(Work to be completed):
Would you set down every entry shown below, precisely as written?

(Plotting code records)
★ ★ ★
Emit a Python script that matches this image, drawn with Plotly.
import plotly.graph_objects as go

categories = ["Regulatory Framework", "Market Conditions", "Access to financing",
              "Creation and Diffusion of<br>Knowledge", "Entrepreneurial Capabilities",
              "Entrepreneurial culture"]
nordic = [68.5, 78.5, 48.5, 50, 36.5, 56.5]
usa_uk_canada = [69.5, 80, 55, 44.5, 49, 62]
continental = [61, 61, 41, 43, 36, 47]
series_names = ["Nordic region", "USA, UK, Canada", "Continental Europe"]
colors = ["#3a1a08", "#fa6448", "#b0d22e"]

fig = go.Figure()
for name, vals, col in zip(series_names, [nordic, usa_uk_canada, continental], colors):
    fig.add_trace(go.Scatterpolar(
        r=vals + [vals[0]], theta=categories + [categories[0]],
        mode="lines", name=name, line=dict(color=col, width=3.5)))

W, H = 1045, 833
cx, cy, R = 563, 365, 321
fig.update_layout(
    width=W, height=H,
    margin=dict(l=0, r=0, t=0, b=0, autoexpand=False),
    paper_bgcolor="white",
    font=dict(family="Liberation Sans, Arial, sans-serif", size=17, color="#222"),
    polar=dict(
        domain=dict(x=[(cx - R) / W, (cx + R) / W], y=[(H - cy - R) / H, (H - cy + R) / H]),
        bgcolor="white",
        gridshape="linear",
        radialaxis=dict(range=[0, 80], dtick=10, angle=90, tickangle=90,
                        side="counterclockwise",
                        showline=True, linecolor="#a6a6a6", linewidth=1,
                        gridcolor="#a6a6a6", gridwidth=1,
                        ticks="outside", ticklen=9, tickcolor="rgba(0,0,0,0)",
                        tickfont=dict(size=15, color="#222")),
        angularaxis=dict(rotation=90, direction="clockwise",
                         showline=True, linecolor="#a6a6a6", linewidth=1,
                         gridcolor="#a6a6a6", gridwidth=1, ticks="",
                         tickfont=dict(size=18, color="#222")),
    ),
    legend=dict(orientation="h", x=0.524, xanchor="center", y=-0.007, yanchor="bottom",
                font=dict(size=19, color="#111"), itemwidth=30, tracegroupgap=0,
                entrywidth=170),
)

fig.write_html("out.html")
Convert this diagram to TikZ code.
★ ★ ★
(Response):
Emit a Python script that matches this image, drawn with Plotly.
import plotly.graph_objects as go

categories = ["Regulatory Framework", "Market Conditions", "Access to financing",
              "Creation and Diffusion of<br>Knowledge", "Entrepreneurial Capabilities",
              "Entrepreneurial culture"]
nordic = [68.5, 78.5, 48.5, 50, 36.5, 56.5]
usa_uk_canada = [69.5, 80, 55, 44.5, 49, 62]
continental = [61, 61, 41, 43, 36, 47]
series_names = ["Nordic region", "USA, UK, Canada", "Continental Europe"]
colors = ["#3a1a08", "#fa6448", "#b0d22e"]

fig = go.Figure()
for name, vals, col in zip(series_names, [nordic, usa_uk_canada, continental], colors):
    fig.add_trace(go.Scatterpolar(
        r=vals + [vals[0]], theta=categories + [categories[0]],
        mode="lines", name=name, line=dict(color=col, width=3.5)))

W, H = 1045, 833
cx, cy, R = 563, 365, 321
fig.update_layout(
    width=W, height=H,
    margin=dict(l=0, r=0, t=0, b=0, autoexpand=False),
    paper_bgcolor="white",
    font=dict(family="Liberation Sans, Arial, sans-serif", size=17, color="#222"),
    polar=dict(
        domain=dict(x=[(cx - R) / W, (cx + R) / W], y=[(H - cy - R) / H, (H - cy + R) / H]),
        bgcolor="white",
        gridshape="linear",
        radialaxis=dict(range=[0, 80], dtick=10, angle=90, tickangle=90,
                        side="counterclockwise",
                        showline=True, linecolor="#a6a6a6", linewidth=1,
                        gridcolor="#a6a6a6", gridwidth=1,
                        ticks="outside", ticklen=9, tickcolor="rgba(0,0,0,0)",
                        tickfont=dict(size=15, color="#222")),
        angularaxis=dict(rotation=90, direction="clockwise",
                         showline=True, linecolor="#a6a6a6", linewidth=1,
                         gridcolor="#a6a6a6", gridwidth=1, ticks="",
                         tickfont=dict(size=18, color="#222")),
    ),
    legend=dict(orientation="h", x=0.524, xanchor="center", y=-0.007, yanchor="bottom",
                font=dict(size=19, color="#111"), itemwidth=30, tracegroupgap=0,
                entrywidth=170),
)

fig.write_html("out.html")
Convert this diagram to TikZ code.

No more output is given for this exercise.